Published online by Cambridge University Press: 08 January 2010
Inverse methods combine oceanic observations with theoretical models of ocean circulation. The methods lead to
estimates of oceanic fields from sparse data, guided by physical laws;
estimates of meteorological forcing fields;
estimates of parameters in the physical laws;
designs for oceanic observing systems;
resolution of mathematically ill-posed modeling problems; and
tests of scientific hypotheses.
The rapid development of inverse methods in physical oceanography over the last decade has been greatly influenced by the work of meteorologists and solid-earth geophysicists; the growing interest of oceanographers in inverse methods is largely in response to the arrival of great volumes of data collected by artificial earth satellites. Collected articles may be found in conference proceedings edited by Anderson & Willebrand (1989), and by Haidvogel & Robinson (1989).

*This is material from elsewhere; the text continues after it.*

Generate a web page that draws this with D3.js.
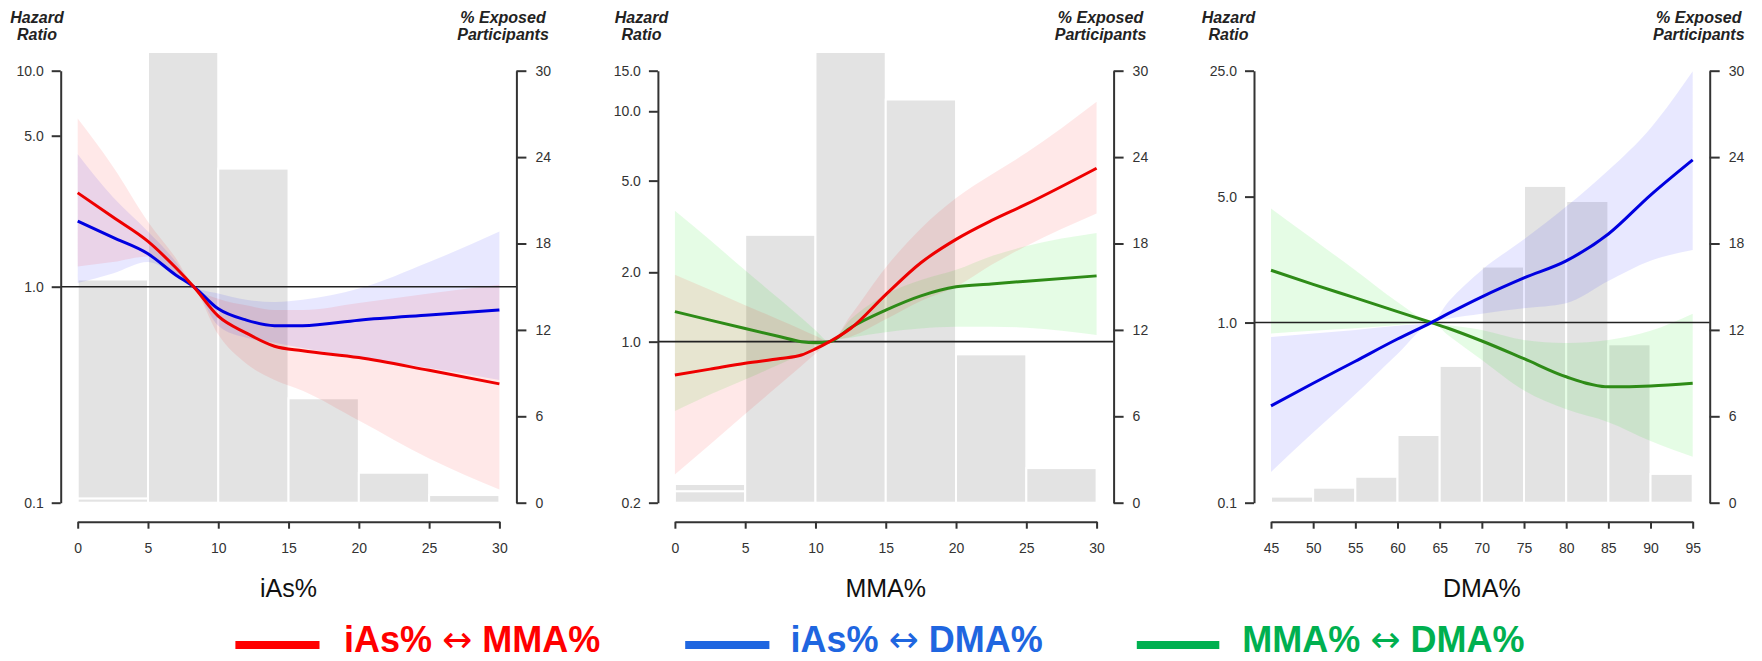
<!DOCTYPE html>
<html>
<head>
<meta charset="utf-8">
<script src="https://cdn.jsdelivr.net/npm/d3@7"></script>
<style>
body { margin: 0; background: white; }
svg { display: block; font-family: "Liberation Sans", Arial, sans-serif; }
</style>
</head>
<body>
<div id="chart"></div>
<script>

// ---- panel 1 : iAs% ----
const iasX      = [0, 2.5, 5, 7, 8.25, 10, 12, 14, 16, 20, 25, 30]
const iasMmaHR  = [2.72, 2.1, 1.62, 1.22, 1.0, 0.73, 0.61, 0.53, 0.505, 0.47, 0.41, 0.355]
const iasMmaLo  = [1.24, 1.3, 1.38, 1.15, 1.0, 0.6, 0.44, 0.37, 0.33, 0.24, 0.16, 0.115]
const iasMmaHi  = [6.0, 3.6, 2.0, 1.35, 1.0, 0.88, 0.82, 0.78, 0.78, 0.84, 0.93, 1.02]
const iasDmaHR  = [2.01, 1.69, 1.42, 1.13, 1.0, 0.79, 0.70, 0.66, 0.66, 0.70, 0.74, 0.78]
const iasDmaLo  = [1.04, 1.15, 1.3, 1.12, 1.0, 0.66, 0.58, 0.55, 0.52, 0.47, 0.42, 0.37]
const iasDmaHi  = [4.1, 2.6, 1.8, 1.3, 1.0, 0.93, 0.87, 0.85, 0.87, 0.98, 1.3, 1.8]
const iasBinStart = [0, 5, 10, 15, 20, 25]
const iasBarPct   = [15.5, 31.3, 23.2, 7.25, 2.08, 0.53]
const iasBarSplit = [0.3, 0, 0, 0, 0, 0]

// ---- panel 2 : MMA% ----
const mmaX      = [0, 2.5, 5, 7.5, 9, 10, 11, 12.5, 15, 17.5, 20, 22.5, 25, 30]
const mmaIasHR  = [0.717, 0.76, 0.806, 0.845, 0.875, 0.93, 1.0, 1.14, 1.6, 2.2, 2.78, 3.35, 3.95, 5.66]
const mmaIasLo  = [0.265, 0.358, 0.485, 0.655, 0.785, 0.887, 1.0, 1.05, 1.25, 1.5, 1.73, 2.15, 2.6, 3.6]
const mmaIasHi  = [1.95, 1.68, 1.44, 1.24, 1.13, 1.06, 1.0, 1.3, 2.1, 3.1, 4.2, 5.3, 6.6, 11]
const mmaDmaHR  = [1.35, 1.24, 1.14, 1.05, 1.0, 0.99, 1.0, 1.15, 1.37, 1.58, 1.73, 1.78, 1.83, 1.93]
const mmaDmaLo  = [0.5, 0.59, 0.685, 0.80, 0.88, 0.94, 1.0, 1.04, 1.1, 1.14, 1.16, 1.16, 1.15, 1.07]
const mmaDmaHi  = [3.7, 2.76, 2.04, 1.52, 1.27, 1.12, 1.0, 1.25, 1.6, 1.85, 2.05, 2.35, 2.6, 2.96]
const mmaBinStart = [0, 5, 10, 15, 20, 25]
const mmaBarPct   = [1.3, 18.6, 31.3, 28.0, 10.3, 2.4]
const mmaBarSplit = [0.8, 0, 0, 0, 0, 0]

// ---- panel 3 : DMA% ----
const dmaX      = [45, 50, 55, 60, 64, 66, 70, 75, 80, 85, 90, 95]
const dmaIasHR  = [0.345, 0.46, 0.61, 0.81, 1.0, 1.12, 1.39, 1.77, 2.2, 3.1, 5.1, 8.0]
const dmaIasLo  = [0.148, 0.245, 0.40, 0.67, 1.0, 1.05, 1.12, 1.2, 1.28, 1.7, 2.2, 2.53]
const dmaIasHi  = [0.83, 0.87, 0.91, 0.96, 1.0, 1.3, 1.96, 2.9, 4.4, 7.0, 12, 24.8]
const dmaMmaHR  = [1.95, 1.63, 1.37, 1.15, 1.0, 0.93, 0.79, 0.63, 0.50, 0.44, 0.445, 0.46]
const dmaMmaLo  = [0.87, 0.9, 0.93, 0.97, 1.0, 0.85, 0.62, 0.42, 0.33, 0.28, 0.22, 0.18]
const dmaMmaHi  = [4.3, 2.9, 1.95, 1.3, 1.0, 0.97, 0.91, 0.8, 0.77, 0.8, 0.9, 1.12]
const dmaBinStart = [45, 50, 55, 60, 65, 70, 75, 80, 85, 90]
const dmaBarPct   = [0.42, 1.04, 1.8, 4.7, 9.5, 16.4, 22.0, 20.95, 11.0, 2.0]
const dmaBarSplit = [0, 0, 0, 0, 0, 0, 0, 0, 0, 0]

// ticks
const pctTicks = [0, 6, 12, 18, 24, 30]
const iasHrTicks = [0.1, 1, 5, 10]
const mmaHrTicks = [0.2, 1, 2, 5, 10, 15]
const dmaHrTicks = [0.1, 1, 5, 25]
const iasXTicks = [0, 5, 10, 15, 20, 25, 30]
const mmaXTicks = [0, 5, 10, 15, 20, 25, 30]
const dmaXTicks = [45, 50, 55, 60, 65, 70, 75, 80, 85, 90, 95]

const pairNames = ["iAs% \u2194 MMA%", "iAs% \u2194 DMA%", "MMA% \u2194 DMA%"]
const lineColors = ["#ee0000", "#0000e0", "#2e8b17"]
const bandColors = ["rgba(255,0,0,0.09)", "rgba(0,0,255,0.09)", "rgba(0,230,0,0.10)"]
const legendColors = ["#ff0000", "#1f66e0", "#00b050"]

const width = 1762
const height = 661
const yTop = 70.7
const yBot = 502.7
const xAxisY = 521.7
const plotW = 421.7

var svg = d3.select("#chart").append("svg")
    .attr("width", width)
    .attr("height", height)

function makeSeries(xs, hr, lo, hi, k) {
    return { k: k, pts: xs.map((x, i) => ({ x: x, hr: hr[i], lo: lo[i], hi: hi[i] })) }
}

const panels = [
    {
        x0: 77.7, hazX: 37, expX: 503, title: "iAs%",
        xDomain: [0, 30], xTicks: iasXTicks, hrDomain: [0.1, 10], hrTicks: iasHrTicks,
        bins: iasBinStart, bars: iasBarPct, split: iasBarSplit,
        series: [makeSeries(iasX, iasDmaHR, iasDmaLo, iasDmaHi, 1), makeSeries(iasX, iasMmaHR, iasMmaLo, iasMmaHi, 0)]
    },
    {
        x0: 674.9, hazX: 641.5, expX: 1100.5, title: "MMA%",
        xDomain: [0, 30], xTicks: mmaXTicks, hrDomain: [0.2, 15], hrTicks: mmaHrTicks,
        bins: mmaBinStart, bars: mmaBarPct, split: mmaBarSplit,
        series: [makeSeries(mmaX, mmaDmaHR, mmaDmaLo, mmaDmaHi, 2), makeSeries(mmaX, mmaIasHR, mmaIasLo, mmaIasHi, 0)]
    },
    {
        x0: 1271, hazX: 1228.5, expX: 1698.8, title: "DMA%",
        xDomain: [45, 95], xTicks: dmaXTicks, hrDomain: [0.1, 25], hrTicks: dmaHrTicks,
        bins: dmaBinStart, bars: dmaBarPct, split: dmaBarSplit,
        series: [makeSeries(dmaX, dmaMmaHR, dmaMmaLo, dmaMmaHi, 2), makeSeries(dmaX, dmaIasHR, dmaIasLo, dmaIasHi, 1)]
    }
]

function styleAxis(g) {
    g.select(".domain").style("stroke", "#333").style("stroke-width", 2)
    g.selectAll(".tick line").style("stroke", "#333").style("stroke-width", 2)
    g.selectAll(".tick text").style("font-size", "14px").style("fill", "#333")
        .style("font-family", "\"Liberation Sans\", Arial, sans-serif")
}

panels.forEach(function(p) {
    const x = d3.scaleLinear().domain(p.xDomain).range([p.x0, p.x0 + plotW])
    const y = d3.scaleLog().domain(p.hrDomain).range([yBot, yTop])
    const pct = d3.scaleLinear().domain([0, 30]).range([yBot, yTop])
    const leftX = p.x0 - 17
    const rightX = p.x0 + plotW + 17

    const g = svg.append("g")
    const step = p.bins[1] - p.bins[0]

    // histogram of exposure
    p.bins.forEach(function(b, i) {
        const parts = p.split[i] > 0 ? [[0, p.split[i]], [p.split[i], p.bars[i]]] : [[0, p.bars[i]]]
        parts.forEach(function(seg) {
            g.append("rect")
                .attr("x", x(b))
                .attr("width", x(b + step) - x(b))
                .attr("y", pct(seg[1]))
                .attr("height", pct(seg[0]) - pct(seg[1]))
                .style("fill", "#e3e3e3")
                .style("stroke", "white")
                .style("stroke-width", 2)
        })
    })

    const area = d3.area()
        .x(d => x(d.x))
        .y0(d => y(d.lo))
        .y1(d => y(d.hi))
        .curve(d3.curveMonotoneX)

    const line = d3.line()
        .x(d => x(d.x))
        .y(d => y(d.hr))
        .curve(d3.curveMonotoneX)

    p.series.forEach(function(s) {
        g.append("path")
            .attr("d", area(s.pts))
            .style("fill", bandColors[s.k])
            .style("stroke", "none")
    })

    // HR = 1 reference
    g.append("line")
        .attr("x1", leftX)
        .attr("x2", rightX)
        .attr("y1", y(1))
        .attr("y2", y(1))
        .style("stroke", "#222")
        .style("stroke-width", 1.6)

    p.series.forEach(function(s) {
        g.append("path")
            .attr("d", line(s.pts))
            .style("fill", "none")
            .style("stroke", lineColors[s.k])
            .style("stroke-width", 3)
    })

    // axes
    g.append("g")
        .attr("transform", "translate(" + leftX + ",0)")
        .call(d3.axisLeft(y).tickValues(p.hrTicks).tickFormat(d3.format(".1f"))
            .tickSize(9).tickSizeOuter(0).tickPadding(8))
        .call(styleAxis)

    g.append("g")
        .attr("transform", "translate(" + rightX + ",0)")
        .call(d3.axisRight(pct).tickValues(pctTicks).tickSize(10).tickSizeOuter(0).tickPadding(9))
        .call(styleAxis)

    g.append("g")
        .attr("transform", "translate(0," + xAxisY + ")")
        .call(d3.axisBottom(x).tickValues(p.xTicks).tickSize(7).tickSizeOuter(0).tickPadding(14))
        .call(styleAxis)

    g.append("text")
        .attr("x", p.x0 + plotW / 2)
        .attr("y", 597)
        .attr("text-anchor", "middle")
        .style("font-size", "25px")
        .style("fill", "#111")
        .text(p.title)

    const hz = g.append("text")
        .attr("text-anchor", "middle")
        .style("font-size", "16px")
        .style("font-weight", "bold")
        .style("font-style", "italic")
        .style("fill", "#222")
    hz.append("tspan").attr("x", p.hazX).attr("y", 23).text("Hazard")
    hz.append("tspan").attr("x", p.hazX).attr("y", 40).text("Ratio")

    const ex = g.append("text")
        .attr("text-anchor", "middle")
        .style("font-size", "16px")
        .style("font-weight", "bold")
        .style("font-style", "italic")
        .style("fill", "#222")
    ex.append("tspan").attr("x", p.expX).attr("y", 23).text("% Exposed")
    ex.append("tspan").attr("x", p.expX).attr("y", 40).text("Participants")
})

// legend
const legendX = [[235.4, 319.5, 344], [685.2, 769.4, 790.5], [1136.8, 1219.3, 1242.3]]
const legendY = 645

pairNames.forEach(function(name, i) {
    const pos = legendX[i]
    svg.append("line")
        .attr("x1", pos[0])
        .attr("x2", pos[1])
        .attr("y1", legendY)
        .attr("y2", legendY)
        .style("stroke", legendColors[i])
        .style("stroke-width", 8)

    const parts = name.split("\u2194")
    const t = svg.append("text")
        .attr("x", pos[2])
        .attr("y", 652)
        .style("font-size", "36px")
        .style("font-weight", "bold")
        .style("fill", legendColors[i])
    t.append("tspan").text(parts[0])
    t.append("tspan")
        .style("font-family", "\"DejaVu Sans\", sans-serif")
        .style("font-weight", "normal")
        .style("font-size", "36px")
        .text("\u2194")
    t.append("tspan").text(parts[1])
})

</script>
</body>
</html>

Even greater volumes of data are anticipated from planned, future missions. The emergence of inverse theory as a scientific tool has provided a major stimulus to numerical modeling of ocean circulation, which has moved beyond the infancy of thought-experiments but has only tentatively entered the maturity of operational forecasting long occupied by meteorologists. The extraordinary recent gains in computer performance will enable theoretical oceanographers, who have come to inverse theory relatively lately, to consider applying the most elegant and powerful inverse methods to their most complex models. (While this preface was being written, a computer manufacturer announced a 128-gigaflops, 32-gigabyte machine.)